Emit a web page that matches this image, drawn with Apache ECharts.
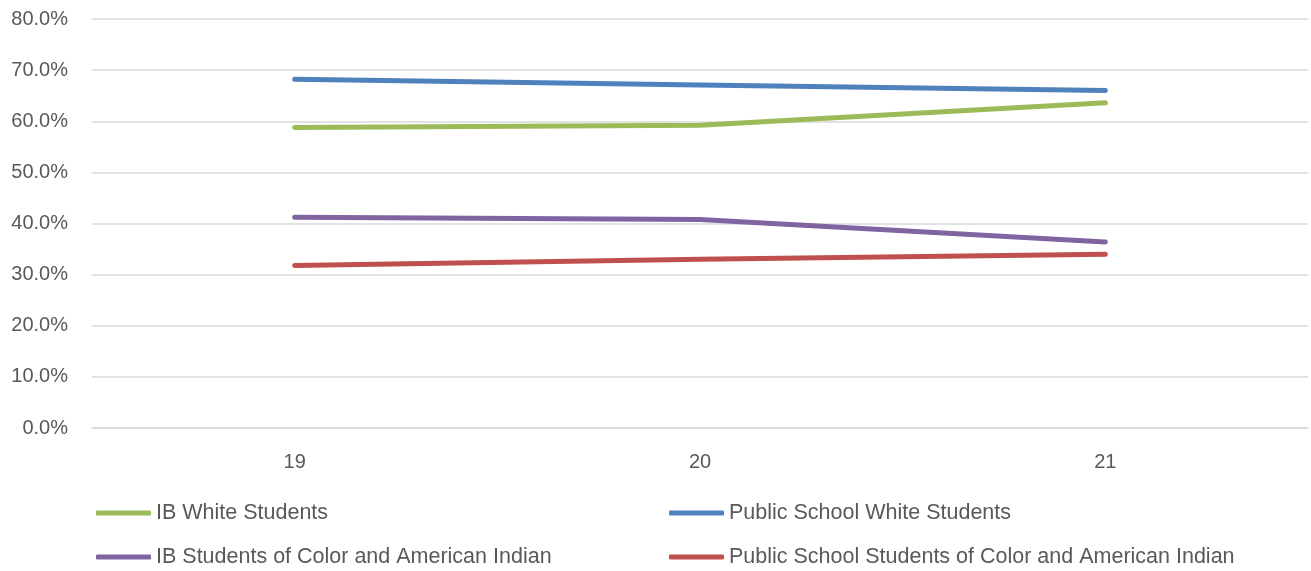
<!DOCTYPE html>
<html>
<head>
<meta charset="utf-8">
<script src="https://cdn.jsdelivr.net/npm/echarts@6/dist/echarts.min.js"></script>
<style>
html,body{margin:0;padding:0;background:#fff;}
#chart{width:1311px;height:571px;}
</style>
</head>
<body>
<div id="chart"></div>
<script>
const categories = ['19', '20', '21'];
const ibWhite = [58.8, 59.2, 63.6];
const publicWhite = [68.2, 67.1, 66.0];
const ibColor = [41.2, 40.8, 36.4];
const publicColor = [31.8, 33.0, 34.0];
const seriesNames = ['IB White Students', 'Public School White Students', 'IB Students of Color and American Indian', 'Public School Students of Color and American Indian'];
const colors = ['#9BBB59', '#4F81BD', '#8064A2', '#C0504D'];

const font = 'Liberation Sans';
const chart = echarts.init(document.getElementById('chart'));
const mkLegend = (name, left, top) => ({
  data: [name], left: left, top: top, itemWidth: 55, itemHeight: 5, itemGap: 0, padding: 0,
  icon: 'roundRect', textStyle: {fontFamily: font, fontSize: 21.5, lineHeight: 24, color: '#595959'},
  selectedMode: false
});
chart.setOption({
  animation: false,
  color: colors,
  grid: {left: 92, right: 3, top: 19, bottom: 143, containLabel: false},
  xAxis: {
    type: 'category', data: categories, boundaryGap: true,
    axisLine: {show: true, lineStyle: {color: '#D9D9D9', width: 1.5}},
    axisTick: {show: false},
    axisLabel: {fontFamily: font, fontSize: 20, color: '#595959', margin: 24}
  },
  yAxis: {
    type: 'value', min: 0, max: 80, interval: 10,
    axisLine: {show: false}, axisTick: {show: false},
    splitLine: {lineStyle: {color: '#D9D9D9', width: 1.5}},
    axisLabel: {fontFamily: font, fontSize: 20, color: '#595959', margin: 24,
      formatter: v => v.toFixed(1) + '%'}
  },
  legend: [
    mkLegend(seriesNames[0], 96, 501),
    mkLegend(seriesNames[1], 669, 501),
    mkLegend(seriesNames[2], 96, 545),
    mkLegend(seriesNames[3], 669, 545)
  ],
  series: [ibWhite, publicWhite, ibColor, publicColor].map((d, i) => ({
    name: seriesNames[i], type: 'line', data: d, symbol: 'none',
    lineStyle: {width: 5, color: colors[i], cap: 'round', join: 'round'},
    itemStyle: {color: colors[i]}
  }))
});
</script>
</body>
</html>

════

> [Aim]: Please extract exactly the lines of the data, from the first through the line containing "const colors = ['#9BBB59', '#4F81BD', '#8064A2', '#C0504D'];", and add no pictures to the copy.

> [Result of the exercise]:
Emit a web page that matches this image, drawn with Apache ECharts.
<!DOCTYPE html>
<html>
<head>
<meta charset="utf-8">
<script src="https://cdn.jsdelivr.net/npm/echarts@6/dist/echarts.min.js"></script>
<style>
html,body{margin:0;padding:0;background:#fff;}
#chart{width:1311px;height:571px;}
</style>
</head>
<body>
<div id="chart"></div>
<script>
const categories = ['19', '20', '21'];
const ibWhite = [58.8, 59.2, 63.6];
const publicWhite = [68.2, 67.1, 66.0];
const ibColor = [41.2, 40.8, 36.4];
const publicColor = [31.8, 33.0, 34.0];
const seriesNames = ['IB White Students', 'Public School White Students', 'IB Students of Color and American Indian', 'Public School Students of Color and American Indian'];
const colors = ['#9BBB59', '#4F81BD', '#8064A2', '#C0504D'];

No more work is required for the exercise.